● **WORKING DATA**
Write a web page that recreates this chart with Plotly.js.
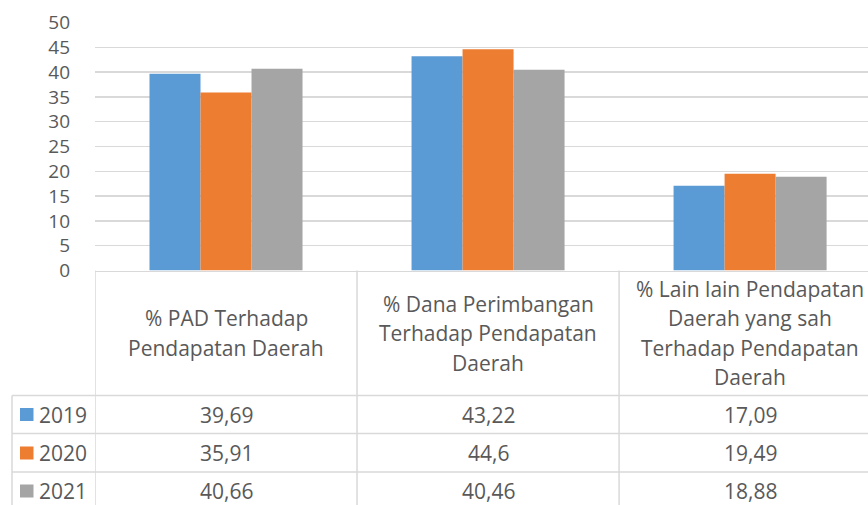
<!DOCTYPE html>
<html>
<head>
<meta charset="utf-8">
<script src="https://cdn.plot.ly/plotly-3.0.1.min.js"></script>
<style>
  body { margin: 0; padding: 0; background: #fff; }
  #chart { width: 868px; height: 505px; }
</style>
</head>
<body>
<div id="chart"></div>
<script>
// categories, split into the lines shown in the table header
var categoryLines = [
  ["% PAD Terhadap", "Pendapatan Daerah"],
  ["% Dana Perimbangan", "Terhadap Pendapatan", "Daerah"],
  ["% Lain lain Pendapatan", "Daerah yang sah", "Terhadap Pendapatan", "Daerah"]
];
var categories = categoryLines.map(l => l.join(" "));

var years = ["2019", "2020", "2021"];
var values2019 = [39.69, 43.22, 17.09];
var values2020 = [35.91, 44.6, 19.49];
var values2021 = [40.66, 40.46, 18.88];
var seriesValues = [values2019, values2020, values2021];
var colors = ["#5B9BD5", "#ED7D31", "#A5A5A5"];

var W = 868, H = 505;
function py(p) { return 1 - p / H; }
function px(p) { return p / W; }

var textColor = "#595959";
var lineColor = "#D9D9D9";
var font = "Open Sans, Noto Sans, sans-serif";
var fs = 21;

var data = years.map((y, i) => ({
  x: categories,
  y: seriesValues[i],
  name: y,
  type: "bar",
  marker: { color: colors[i] }
}));

// table grid
var shapes = [];
// column separators, at category boundaries
[-0.5, 0.5, 1.5].forEach(b => {
  shapes.push({ type: "line", xref: "x", yref: "paper", x0: b, x1: b,
    y0: py(270.5), y1: py(H + 5), line: { color: lineColor, width: 1.5 } });
});
// left edge of legend column
shapes.push({ type: "line", xref: "paper", yref: "paper", x0: px(12), x1: px(12),
  y0: py(395.5), y1: py(H + 5), line: { color: lineColor, width: 1.5 } });
// row separators
[395.5, 433.5, 472].forEach(r => {
  shapes.push({ type: "line", xref: "paper", yref: "paper", x0: px(12), x1: 1,
    y0: py(r), y1: py(r), line: { color: lineColor, width: 1.5 } });
});

var rowCenters = [414.5, 453, 491];
var annotations = [];

// header text
categoryLines.forEach((lines, i) => {
  var n = lines.length;
  lines.forEach((t, j) => {
    annotations.push({ xref: "x", yref: "paper", x: i,
      y: py(333 + (j - (n - 1) / 2) * 29.5), text: t, showarrow: false,
      xanchor: "center", yanchor: "middle",
      font: { family: font, size: fs, color: textColor } });
  });
});

// values and legend keys
years.forEach((y, r) => {
  var yc = py(rowCenters[r]);
  shapes.push({ type: "rect", xref: "paper", yref: "paper",
    x0: px(20), x1: px(33.5), y0: py(rowCenters[r] - 6.5), y1: py(rowCenters[r] + 6.5),
    fillcolor: colors[r], line: { width: 0 } });
  annotations.push({ xref: "paper", yref: "paper", x: px(37), y: yc, text: y,
    showarrow: false, xanchor: "left", yanchor: "middle",
    font: { family: font, size: fs, color: textColor } });
  seriesValues[r].forEach((v, i) => {
    annotations.push({ xref: "x", yref: "paper", x: i, y: yc,
      text: String(v).replace(".", ","), showarrow: false,
      xanchor: "center", yanchor: "middle",
      font: { family: font, size: fs, color: textColor } });
  });
});

var layout = {
  width: W,
  height: H,
  margin: { l: 0, r: 0, t: 0, b: 0 },
  paper_bgcolor: "#fff",
  plot_bgcolor: "#fff",
  showlegend: false,
  barmode: "group",
  bargap: 0.416,
  bargroupgap: 0,
  font: { family: font, color: textColor },
  xaxis: {
    domain: [px(95), 1],
    range: [-0.5, 2.45],
    showticklabels: false,
    ticks: "",
    showgrid: false,
    showline: true,
    linecolor: lineColor,
    linewidth: 1.5,
    zeroline: false,
    fixedrange: true
  },
  yaxis: {
    domain: [py(270.5), py(22.5)],
    range: [0, 50],
    dtick: 5,
    tick0: 0,
    ticks: "",
    showgrid: true,
    gridcolor: lineColor,
    gridwidth: 1.5,
    zeroline: false,
    showline: false,
    ticklabelstandoff: 24,
    tickfont: { family: font, size: 19, color: textColor },
    fixedrange: true
  },
  shapes: shapes,
  annotations: annotations
};

Plotly.newPlot("chart", data, layout, { displayModeBar: false, staticPlot: true });
</script>
</body>
</html>
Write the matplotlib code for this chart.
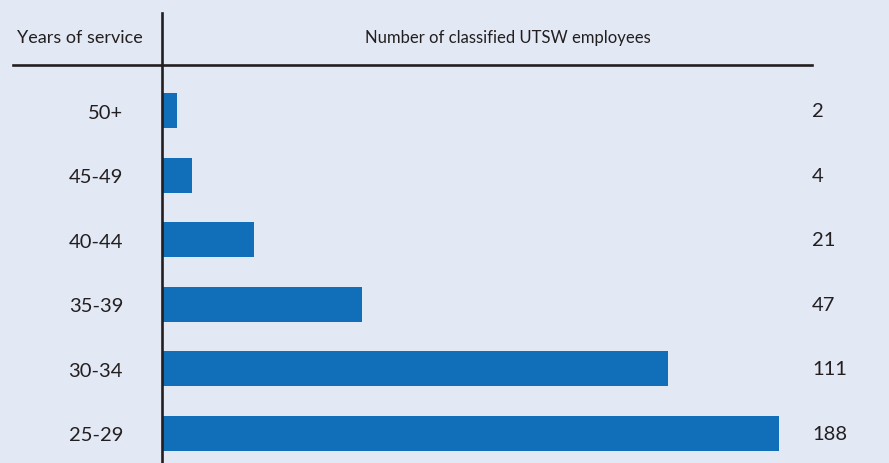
import matplotlib
matplotlib.use('Agg')
import matplotlib.pyplot as plt
from matplotlib.lines import Line2D

categories = ['50+', '45-49', '40-44', '35-39', '30-34', '25-29']
employees = [2, 4, 21, 47, 111, 188]
# drawn bar lengths (not proportional to the counts)
bar_len = [15, 30, 92, 200, 506, 617]

bg = '#e2e8f4'
bar_color = '#116eb9'
ink = '#231f20'
W, H = 889, 464

plt.rcParams['font.family'] = ['Lato', 'DejaVu Sans']

fig = plt.figure(figsize=(W / 100, H / 100), dpi=100, facecolor=bg)
ax = fig.add_axes([162 / W, 0, 1 - 162 / W, (H - 67) / H])
ax.set_facecolor(bg)

pos = list(range(len(categories)))
ax.barh(pos, bar_len, height=0.54, color=bar_color)
ax.set_xlim(0, W - 162)
ax.set_ylim(5.457, -0.689)

ax.set_yticks(pos)
ax.set_yticklabels(categories, fontsize=14.5, color=ink)
ax.tick_params(axis='y', length=0, pad=28)
ax.set_xticks([])
for s in ax.spines.values():
    s.set_visible(False)

for i, v in zip(pos, employees):
    ax.text(812 - 162, i, str(v), va='center', ha='left', fontsize=14.5, color=ink)

# header rules
fig.add_artist(Line2D([162 / W, 162 / W], [0, 1 - 14 / H], color=ink, lw=1.9))
fig.add_artist(Line2D([13 / W, 812 / W], [1 - 66 / H, 1 - 66 / H], color=ink, lw=1.9))

fig.text(80 / W, 1 - 38 / H, 'Years of service', ha='center', va='center',
         fontsize=13, color=ink)
fig.text(508 / W, 1 - 38 / H, 'Number of classified UTSW employees', ha='center',
         va='center', fontsize=12, color=ink)

fig.savefig('out.png', dpi=100, facecolor=bg)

● **BRIEF**
Reproduce the entries above exactly. Do not include the images.

● **OUTPUT**
Write a web page that recreates this chart with Plotly.js.
<!DOCTYPE html>
<html>
<head>
<meta charset="utf-8">
<script src="https://cdn.plot.ly/plotly-3.0.1.min.js"></script>
<style>
  body { margin: 0; padding: 0; background: #fff; }
  #chart { width: 868px; height: 505px; }
</style>
</head>
<body>
<div id="chart"></div>
<script>
// categories, split into the lines shown in the table header
var categoryLines = [
  ["% PAD Terhadap", "Pendapatan Daerah"],
  ["% Dana Perimbangan", "Terhadap Pendapatan", "Daerah"],
  ["% Lain lain Pendapatan", "Daerah yang sah", "Terhadap Pendapatan", "Daerah"]
];
var categories = categoryLines.map(l => l.join(" "));

var years = ["2019", "2020", "2021"];
var values2019 = [39.69, 43.22, 17.09];
var values2020 = [35.91, 44.6, 19.49];
var values2021 = [40.66, 40.46, 18.88];
var seriesValues = [values2019, values2020, values2021];
var colors = ["#5B9BD5", "#ED7D31", "#A5A5A5"];

var W = 868, H = 505;
function py(p) { return 1 - p / H; }
function px(p) { return p / W; }

var textColor = "#595959";
var lineColor = "#D9D9D9";
var font = "Open Sans, Noto Sans, sans-serif";
var fs = 21;

var data = years.map((y, i) => ({
  x: categories,
  y: seriesValues[i],
  name: y,
  type: "bar",
  marker: { color: colors[i] }
}));

// table grid
var shapes = [];
// column separators, at category boundaries
[-0.5, 0.5, 1.5].forEach(b => {
  shapes.push({ type: "line", xref: "x", yref: "paper", x0: b, x1: b,
    y0: py(270.5), y1: py(H + 5), line: { color: lineColor, width: 1.5 } });
});
// left edge of legend column
shapes.push({ type: "line", xref: "paper", yref: "paper", x0: px(12), x1: px(12),
  y0: py(395.5), y1: py(H + 5), line: { color: lineColor, width: 1.5 } });
// row separators
[395.5, 433.5, 472].forEach(r => {
  shapes.push({ type: "line", xref: "paper", yref: "paper", x0: px(12), x1: 1,
    y0: py(r), y1: py(r), line: { color: lineColor, width: 1.5 } });
});

var rowCenters = [414.5, 453, 491];
var annotations = [];

// header text
categoryLines.forEach((lines, i) => {
  var n = lines.length;
  lines.forEach((t, j) => {
    annotations.push({ xref: "x", yref: "paper", x: i,
      y: py(333 + (j - (n - 1) / 2) * 29.5), text: t, showarrow: false,
      xanchor: "center", yanchor: "middle",
      font: { family: font, size: fs, color: textColor } });
  });
});

// values and legend keys
years.forEach((y, r) => {
  var yc = py(rowCenters[r]);
  shapes.push({ type: "rect", xref: "paper", yref: "paper",
    x0: px(20), x1: px(33.5), y0: py(rowCenters[r] - 6.5), y1: py(rowCenters[r] + 6.5),
    fillcolor: colors[r], line: { width: 0 } });
  annotations.push({ xref: "paper", yref: "paper", x: px(37), y: yc, text: y,
    showarrow: false, xanchor: "left", yanchor: "middle",
    font: { family: font, size: fs, color: textColor } });
  seriesValues[r].forEach((v, i) => {
    annotations.push({ xref: "x", yref: "paper", x: i, y: yc,
      text: String(v).replace(".", ","), showarrow: false,
      xanchor: "center", yanchor: "middle",
      font: { family: font, size: fs, color: textColor } });
  });
});

var layout = {
  width: W,
  height: H,
  margin: { l: 0, r: 0, t: 0, b: 0 },
  paper_bgcolor: "#fff",
  plot_bgcolor: "#fff",
  showlegend: false,
  barmode: "group",
  bargap: 0.416,
  bargroupgap: 0,
  font: { family: font, color: textColor },
  xaxis: {
    domain: [px(95), 1],
    range: [-0.5, 2.45],
    showticklabels: false,
    ticks: "",
    showgrid: false,
    showline: true,
    linecolor: lineColor,
    linewidth: 1.5,
    zeroline: false,
    fixedrange: true
  },
  yaxis: {
    domain: [py(270.5), py(22.5)],
    range: [0, 50],
    dtick: 5,
    tick0: 0,
    ticks: "",
    showgrid: true,
    gridcolor: lineColor,
    gridwidth: 1.5,
    zeroline: false,
    showline: false,
    ticklabelstandoff: 24,
    tickfont: { family: font, size: 19, color: textColor },
    fixedrange: true
  },
  shapes: shapes,
  annotations: annotations
};

Plotly.newPlot("chart", data, layout, { displayModeBar: false, staticPlot: true });
</script>
</body>
</html>
Write the matplotlib code for this chart.
import matplotlib
matplotlib.use('Agg')
import matplotlib.pyplot as plt
from matplotlib.lines import Line2D

categories = ['50+', '45-49', '40-44', '35-39', '30-34', '25-29']
employees = [2, 4, 21, 47, 111, 188]
# drawn bar lengths (not proportional to the counts)
bar_len = [15, 30, 92, 200, 506, 617]

bg = '#e2e8f4'
bar_color = '#116eb9'
ink = '#231f20'
W, H = 889, 464

plt.rcParams['font.family'] = ['Lato', 'DejaVu Sans']

fig = plt.figure(figsize=(W / 100, H / 100), dpi=100, facecolor=bg)
ax = fig.add_axes([162 / W, 0, 1 - 162 / W, (H - 67) / H])
ax.set_facecolor(bg)

pos = list(range(len(categories)))
ax.barh(pos, bar_len, height=0.54, color=bar_color)
ax.set_xlim(0, W - 162)
ax.set_ylim(5.457, -0.689)

ax.set_yticks(pos)
ax.set_yticklabels(categories, fontsize=14.5, color=ink)
ax.tick_params(axis='y', length=0, pad=28)
ax.set_xticks([])
for s in ax.spines.values():
    s.set_visible(False)

for i, v in zip(pos, employees):
    ax.text(812 - 162, i, str(v), va='center', ha='left', fontsize=14.5, color=ink)

# header rules
fig.add_artist(Line2D([162 / W, 162 / W], [0, 1 - 14 / H], color=ink, lw=1.9))
fig.add_artist(Line2D([13 / W, 812 / W], [1 - 66 / H, 1 - 66 / H], color=ink, lw=1.9))

fig.text(80 / W, 1 - 38 / H, 'Years of service', ha='center', va='center',
         fontsize=13, color=ink)
fig.text(508 / W, 1 - 38 / H, 'Number of classified UTSW employees', ha='center',
         va='center', fontsize=12, color=ink)

fig.savefig('out.png', dpi=100, facecolor=bg)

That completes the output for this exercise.